Copy exactly the lines from the one containing "Output the Python" through the one containing "import plotly.graph_objects as go", both included, and leave out any pictures.

▸ **INPUT DATA**:
══════

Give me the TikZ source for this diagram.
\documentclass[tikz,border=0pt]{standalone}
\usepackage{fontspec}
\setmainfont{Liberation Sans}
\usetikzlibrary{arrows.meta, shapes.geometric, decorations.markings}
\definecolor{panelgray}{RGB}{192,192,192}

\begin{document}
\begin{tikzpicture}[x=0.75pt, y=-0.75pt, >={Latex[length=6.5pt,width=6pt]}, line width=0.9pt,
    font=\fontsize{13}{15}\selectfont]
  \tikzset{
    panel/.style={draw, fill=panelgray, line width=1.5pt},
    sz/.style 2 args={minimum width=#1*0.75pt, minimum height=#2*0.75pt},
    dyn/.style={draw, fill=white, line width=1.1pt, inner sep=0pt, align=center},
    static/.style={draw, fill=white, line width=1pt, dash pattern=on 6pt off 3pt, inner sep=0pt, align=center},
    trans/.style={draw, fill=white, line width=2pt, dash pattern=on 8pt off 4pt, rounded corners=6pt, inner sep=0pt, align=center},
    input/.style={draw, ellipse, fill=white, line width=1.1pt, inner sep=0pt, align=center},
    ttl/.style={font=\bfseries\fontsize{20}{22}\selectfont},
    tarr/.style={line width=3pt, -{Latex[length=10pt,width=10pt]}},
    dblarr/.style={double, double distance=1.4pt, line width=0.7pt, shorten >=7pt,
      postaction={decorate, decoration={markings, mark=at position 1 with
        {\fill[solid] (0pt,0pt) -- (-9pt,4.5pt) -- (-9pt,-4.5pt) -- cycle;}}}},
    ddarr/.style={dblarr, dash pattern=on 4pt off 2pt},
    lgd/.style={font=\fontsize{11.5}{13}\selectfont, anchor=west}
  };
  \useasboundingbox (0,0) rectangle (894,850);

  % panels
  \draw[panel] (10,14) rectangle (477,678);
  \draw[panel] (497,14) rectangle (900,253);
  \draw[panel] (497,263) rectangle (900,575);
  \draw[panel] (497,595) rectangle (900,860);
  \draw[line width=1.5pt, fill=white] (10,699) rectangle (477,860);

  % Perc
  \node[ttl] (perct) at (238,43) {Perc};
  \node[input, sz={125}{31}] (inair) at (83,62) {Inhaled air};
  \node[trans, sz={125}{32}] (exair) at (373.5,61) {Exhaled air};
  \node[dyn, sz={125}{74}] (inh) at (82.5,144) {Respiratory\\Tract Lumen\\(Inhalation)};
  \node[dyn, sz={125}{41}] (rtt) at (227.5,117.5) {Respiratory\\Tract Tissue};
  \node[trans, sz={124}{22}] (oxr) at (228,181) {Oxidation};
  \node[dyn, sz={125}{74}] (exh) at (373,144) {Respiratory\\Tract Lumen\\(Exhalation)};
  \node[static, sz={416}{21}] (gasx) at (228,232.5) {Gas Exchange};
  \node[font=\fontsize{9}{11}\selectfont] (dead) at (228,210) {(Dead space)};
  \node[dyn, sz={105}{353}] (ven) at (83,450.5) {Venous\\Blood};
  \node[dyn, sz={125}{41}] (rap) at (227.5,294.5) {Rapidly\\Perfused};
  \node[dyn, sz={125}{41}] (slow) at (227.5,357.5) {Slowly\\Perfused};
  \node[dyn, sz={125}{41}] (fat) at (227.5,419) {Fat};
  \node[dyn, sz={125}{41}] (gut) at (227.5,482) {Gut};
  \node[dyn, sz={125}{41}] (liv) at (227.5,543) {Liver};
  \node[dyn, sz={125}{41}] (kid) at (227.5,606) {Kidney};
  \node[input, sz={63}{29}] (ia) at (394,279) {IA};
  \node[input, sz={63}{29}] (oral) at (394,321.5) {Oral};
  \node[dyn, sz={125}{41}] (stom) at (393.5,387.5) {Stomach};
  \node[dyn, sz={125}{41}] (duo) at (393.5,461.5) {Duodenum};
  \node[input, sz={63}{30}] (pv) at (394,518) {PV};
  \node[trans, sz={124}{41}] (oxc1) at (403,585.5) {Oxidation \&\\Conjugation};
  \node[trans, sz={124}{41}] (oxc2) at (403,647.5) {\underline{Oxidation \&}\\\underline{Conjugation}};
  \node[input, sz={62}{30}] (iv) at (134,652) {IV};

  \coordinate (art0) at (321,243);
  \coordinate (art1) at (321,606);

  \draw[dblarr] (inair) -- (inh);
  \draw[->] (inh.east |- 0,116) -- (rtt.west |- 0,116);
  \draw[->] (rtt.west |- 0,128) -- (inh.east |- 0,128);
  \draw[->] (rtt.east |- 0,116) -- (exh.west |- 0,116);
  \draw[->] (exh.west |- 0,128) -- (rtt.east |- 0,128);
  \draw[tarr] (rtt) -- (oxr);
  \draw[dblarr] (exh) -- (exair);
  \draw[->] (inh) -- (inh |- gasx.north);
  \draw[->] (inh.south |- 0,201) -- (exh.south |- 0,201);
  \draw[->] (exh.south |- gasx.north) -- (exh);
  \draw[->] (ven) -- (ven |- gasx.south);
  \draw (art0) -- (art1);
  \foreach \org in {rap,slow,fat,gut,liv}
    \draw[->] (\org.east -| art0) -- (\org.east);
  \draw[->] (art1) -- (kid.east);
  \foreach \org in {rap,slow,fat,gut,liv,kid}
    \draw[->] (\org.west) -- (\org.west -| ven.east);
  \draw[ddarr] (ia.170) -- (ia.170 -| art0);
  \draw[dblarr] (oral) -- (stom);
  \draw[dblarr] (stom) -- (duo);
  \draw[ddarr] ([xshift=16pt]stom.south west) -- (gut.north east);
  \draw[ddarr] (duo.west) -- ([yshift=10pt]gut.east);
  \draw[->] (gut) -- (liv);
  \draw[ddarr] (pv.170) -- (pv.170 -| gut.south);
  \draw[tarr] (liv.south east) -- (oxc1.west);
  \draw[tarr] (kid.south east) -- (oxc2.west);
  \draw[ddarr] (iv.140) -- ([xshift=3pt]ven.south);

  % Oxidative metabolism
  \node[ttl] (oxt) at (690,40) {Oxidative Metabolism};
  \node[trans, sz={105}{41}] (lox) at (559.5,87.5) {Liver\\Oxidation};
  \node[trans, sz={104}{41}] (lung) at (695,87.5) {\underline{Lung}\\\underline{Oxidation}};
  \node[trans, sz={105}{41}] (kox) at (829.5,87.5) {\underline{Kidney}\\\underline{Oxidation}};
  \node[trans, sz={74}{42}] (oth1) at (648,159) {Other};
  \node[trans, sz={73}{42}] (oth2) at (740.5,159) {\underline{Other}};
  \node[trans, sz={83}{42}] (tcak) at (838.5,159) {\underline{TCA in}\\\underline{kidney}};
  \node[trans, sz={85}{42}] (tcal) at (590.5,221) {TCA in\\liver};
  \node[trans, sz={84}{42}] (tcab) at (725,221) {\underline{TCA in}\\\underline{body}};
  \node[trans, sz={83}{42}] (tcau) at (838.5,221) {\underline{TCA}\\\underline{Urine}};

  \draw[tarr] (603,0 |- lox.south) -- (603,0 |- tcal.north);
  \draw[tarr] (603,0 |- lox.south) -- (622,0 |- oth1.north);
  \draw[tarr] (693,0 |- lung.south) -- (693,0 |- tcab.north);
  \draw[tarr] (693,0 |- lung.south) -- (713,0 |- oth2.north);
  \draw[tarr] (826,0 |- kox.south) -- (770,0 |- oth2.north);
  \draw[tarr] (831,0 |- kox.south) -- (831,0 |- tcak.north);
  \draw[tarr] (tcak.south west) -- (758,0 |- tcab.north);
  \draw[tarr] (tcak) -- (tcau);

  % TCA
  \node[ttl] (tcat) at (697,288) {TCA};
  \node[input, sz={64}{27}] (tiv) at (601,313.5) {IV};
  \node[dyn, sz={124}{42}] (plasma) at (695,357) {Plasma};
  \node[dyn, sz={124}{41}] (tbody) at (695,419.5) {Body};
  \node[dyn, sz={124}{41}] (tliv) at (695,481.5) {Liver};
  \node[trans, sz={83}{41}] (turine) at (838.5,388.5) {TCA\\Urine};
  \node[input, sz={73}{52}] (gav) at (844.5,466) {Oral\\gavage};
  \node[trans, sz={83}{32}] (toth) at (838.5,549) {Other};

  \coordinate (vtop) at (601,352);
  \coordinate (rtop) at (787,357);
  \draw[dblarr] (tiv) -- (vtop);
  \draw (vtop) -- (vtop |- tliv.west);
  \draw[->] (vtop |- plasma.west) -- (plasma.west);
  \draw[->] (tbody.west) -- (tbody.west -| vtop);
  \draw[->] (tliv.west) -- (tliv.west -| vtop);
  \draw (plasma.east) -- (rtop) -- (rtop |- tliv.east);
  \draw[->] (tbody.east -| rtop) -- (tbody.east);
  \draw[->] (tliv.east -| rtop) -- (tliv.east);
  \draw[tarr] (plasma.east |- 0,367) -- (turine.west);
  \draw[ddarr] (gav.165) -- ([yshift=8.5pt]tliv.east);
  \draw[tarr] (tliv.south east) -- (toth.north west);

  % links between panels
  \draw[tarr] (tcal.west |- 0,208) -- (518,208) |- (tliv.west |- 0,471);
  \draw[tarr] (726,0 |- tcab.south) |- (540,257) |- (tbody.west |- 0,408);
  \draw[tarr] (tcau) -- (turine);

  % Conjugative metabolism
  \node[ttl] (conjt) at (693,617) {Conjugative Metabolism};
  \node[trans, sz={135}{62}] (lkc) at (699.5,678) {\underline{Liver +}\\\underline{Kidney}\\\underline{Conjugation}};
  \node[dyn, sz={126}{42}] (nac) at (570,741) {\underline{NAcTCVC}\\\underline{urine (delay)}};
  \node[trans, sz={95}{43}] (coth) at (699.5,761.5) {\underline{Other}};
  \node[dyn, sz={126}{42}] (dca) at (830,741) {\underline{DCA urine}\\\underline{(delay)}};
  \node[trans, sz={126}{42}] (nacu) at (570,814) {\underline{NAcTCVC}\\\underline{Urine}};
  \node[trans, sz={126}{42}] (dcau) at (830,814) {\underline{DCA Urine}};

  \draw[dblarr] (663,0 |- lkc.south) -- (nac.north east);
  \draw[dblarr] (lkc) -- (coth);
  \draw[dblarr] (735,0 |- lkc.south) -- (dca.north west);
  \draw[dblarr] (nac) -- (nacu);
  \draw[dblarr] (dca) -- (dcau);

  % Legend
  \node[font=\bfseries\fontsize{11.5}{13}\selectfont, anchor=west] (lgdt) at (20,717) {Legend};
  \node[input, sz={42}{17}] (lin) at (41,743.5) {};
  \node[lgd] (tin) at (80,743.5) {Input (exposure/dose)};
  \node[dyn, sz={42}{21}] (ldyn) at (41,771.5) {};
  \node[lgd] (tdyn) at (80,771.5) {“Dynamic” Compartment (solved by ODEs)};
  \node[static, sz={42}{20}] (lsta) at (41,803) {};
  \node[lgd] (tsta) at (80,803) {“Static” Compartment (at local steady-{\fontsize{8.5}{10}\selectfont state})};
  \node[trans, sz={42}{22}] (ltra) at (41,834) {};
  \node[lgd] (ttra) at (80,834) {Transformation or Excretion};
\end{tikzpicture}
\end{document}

══════

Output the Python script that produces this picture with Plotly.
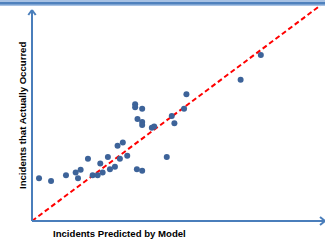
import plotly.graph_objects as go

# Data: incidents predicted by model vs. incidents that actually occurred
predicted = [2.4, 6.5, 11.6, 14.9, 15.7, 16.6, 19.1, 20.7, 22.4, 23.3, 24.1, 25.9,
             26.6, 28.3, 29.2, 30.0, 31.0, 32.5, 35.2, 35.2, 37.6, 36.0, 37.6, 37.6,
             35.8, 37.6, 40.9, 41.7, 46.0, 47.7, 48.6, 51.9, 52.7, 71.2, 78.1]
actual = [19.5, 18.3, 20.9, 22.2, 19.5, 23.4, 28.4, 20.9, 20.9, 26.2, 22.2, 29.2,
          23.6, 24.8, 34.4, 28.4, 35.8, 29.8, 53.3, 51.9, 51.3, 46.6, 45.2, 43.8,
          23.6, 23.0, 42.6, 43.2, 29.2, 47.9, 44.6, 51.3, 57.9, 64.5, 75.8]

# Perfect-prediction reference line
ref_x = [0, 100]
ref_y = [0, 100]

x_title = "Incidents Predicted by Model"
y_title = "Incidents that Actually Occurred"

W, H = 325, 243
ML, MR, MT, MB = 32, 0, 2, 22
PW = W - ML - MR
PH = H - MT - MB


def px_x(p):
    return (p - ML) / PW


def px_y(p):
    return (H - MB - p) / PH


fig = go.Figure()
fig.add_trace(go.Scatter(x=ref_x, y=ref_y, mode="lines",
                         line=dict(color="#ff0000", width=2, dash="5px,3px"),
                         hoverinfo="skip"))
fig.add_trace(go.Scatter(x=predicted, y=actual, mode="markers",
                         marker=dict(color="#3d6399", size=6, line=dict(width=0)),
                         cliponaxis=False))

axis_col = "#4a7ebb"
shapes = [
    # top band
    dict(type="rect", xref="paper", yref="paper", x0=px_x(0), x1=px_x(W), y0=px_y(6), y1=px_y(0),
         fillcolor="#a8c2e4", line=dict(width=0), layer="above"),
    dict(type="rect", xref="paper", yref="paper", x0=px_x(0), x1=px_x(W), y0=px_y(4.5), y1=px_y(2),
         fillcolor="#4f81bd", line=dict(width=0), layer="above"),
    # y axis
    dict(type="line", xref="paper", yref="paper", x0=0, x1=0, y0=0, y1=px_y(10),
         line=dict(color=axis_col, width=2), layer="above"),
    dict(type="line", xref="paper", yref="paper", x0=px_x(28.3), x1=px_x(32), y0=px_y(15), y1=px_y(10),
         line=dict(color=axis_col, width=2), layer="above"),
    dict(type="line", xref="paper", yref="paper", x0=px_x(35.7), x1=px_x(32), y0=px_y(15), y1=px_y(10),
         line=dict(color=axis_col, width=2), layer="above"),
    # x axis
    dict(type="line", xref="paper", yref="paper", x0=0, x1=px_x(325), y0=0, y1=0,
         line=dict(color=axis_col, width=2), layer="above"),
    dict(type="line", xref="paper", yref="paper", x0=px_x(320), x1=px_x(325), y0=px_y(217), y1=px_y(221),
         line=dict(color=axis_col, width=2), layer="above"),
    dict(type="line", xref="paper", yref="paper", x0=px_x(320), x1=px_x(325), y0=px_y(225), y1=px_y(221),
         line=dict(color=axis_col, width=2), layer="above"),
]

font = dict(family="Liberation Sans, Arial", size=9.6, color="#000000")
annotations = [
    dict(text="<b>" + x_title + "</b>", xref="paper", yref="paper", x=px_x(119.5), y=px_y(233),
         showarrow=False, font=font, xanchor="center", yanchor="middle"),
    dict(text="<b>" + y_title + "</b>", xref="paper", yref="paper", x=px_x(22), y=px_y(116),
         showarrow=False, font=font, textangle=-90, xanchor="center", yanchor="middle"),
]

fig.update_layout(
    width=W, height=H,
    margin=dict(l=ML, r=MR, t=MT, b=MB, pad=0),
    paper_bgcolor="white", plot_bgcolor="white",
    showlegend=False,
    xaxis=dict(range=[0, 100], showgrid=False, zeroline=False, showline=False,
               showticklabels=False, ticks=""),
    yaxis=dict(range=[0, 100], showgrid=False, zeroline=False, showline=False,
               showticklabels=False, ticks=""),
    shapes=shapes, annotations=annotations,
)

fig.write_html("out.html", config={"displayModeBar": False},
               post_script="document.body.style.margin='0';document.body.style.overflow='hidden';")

══════

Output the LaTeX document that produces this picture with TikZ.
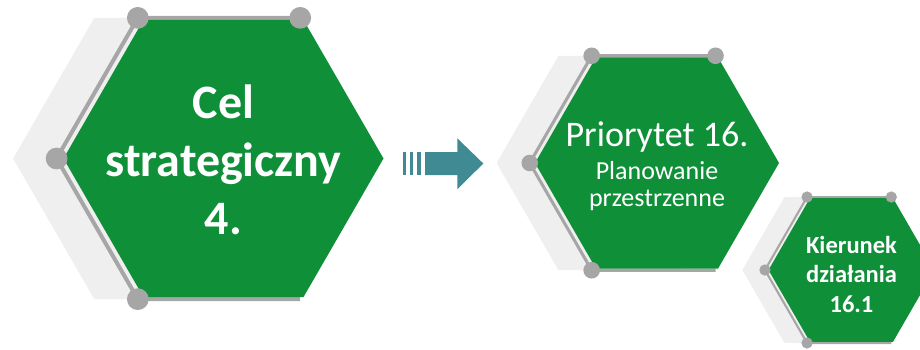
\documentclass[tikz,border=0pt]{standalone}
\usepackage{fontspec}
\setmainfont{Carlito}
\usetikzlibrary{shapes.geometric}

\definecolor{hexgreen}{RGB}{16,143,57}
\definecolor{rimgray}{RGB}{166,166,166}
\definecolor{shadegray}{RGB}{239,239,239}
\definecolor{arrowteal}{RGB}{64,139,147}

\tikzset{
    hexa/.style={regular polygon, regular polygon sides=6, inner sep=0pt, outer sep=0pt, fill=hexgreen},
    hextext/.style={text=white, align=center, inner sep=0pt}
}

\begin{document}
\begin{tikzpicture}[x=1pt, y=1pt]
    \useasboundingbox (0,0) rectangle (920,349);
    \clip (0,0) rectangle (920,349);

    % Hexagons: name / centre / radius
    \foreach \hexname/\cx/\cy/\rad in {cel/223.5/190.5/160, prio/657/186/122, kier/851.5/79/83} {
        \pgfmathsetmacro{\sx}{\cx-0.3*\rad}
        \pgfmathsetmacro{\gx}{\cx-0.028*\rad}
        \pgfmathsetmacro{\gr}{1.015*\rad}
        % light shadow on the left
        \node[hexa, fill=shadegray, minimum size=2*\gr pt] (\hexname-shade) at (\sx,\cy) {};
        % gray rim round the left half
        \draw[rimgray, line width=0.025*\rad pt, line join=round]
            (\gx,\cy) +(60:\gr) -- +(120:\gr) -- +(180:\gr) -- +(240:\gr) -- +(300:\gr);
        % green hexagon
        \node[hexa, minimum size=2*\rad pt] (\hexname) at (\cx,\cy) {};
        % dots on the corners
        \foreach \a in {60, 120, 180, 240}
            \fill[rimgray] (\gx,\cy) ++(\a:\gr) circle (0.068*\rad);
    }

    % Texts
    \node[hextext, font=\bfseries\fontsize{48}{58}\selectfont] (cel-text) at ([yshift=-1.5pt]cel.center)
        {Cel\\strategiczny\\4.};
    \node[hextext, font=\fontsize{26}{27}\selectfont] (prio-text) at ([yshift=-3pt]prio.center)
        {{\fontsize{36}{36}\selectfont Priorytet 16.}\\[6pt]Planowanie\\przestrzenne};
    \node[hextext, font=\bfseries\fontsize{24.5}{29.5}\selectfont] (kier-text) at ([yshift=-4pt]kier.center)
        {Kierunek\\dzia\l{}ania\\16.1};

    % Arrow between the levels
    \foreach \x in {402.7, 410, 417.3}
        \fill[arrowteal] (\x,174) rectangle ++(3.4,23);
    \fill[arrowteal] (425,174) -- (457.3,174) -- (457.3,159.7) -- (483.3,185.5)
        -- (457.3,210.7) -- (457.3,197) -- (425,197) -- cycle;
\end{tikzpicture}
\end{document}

══════

▸ **ANSWER TO THIS TASK**:
Output the Python script that produces this picture with Plotly.
import plotly.graph_objects as go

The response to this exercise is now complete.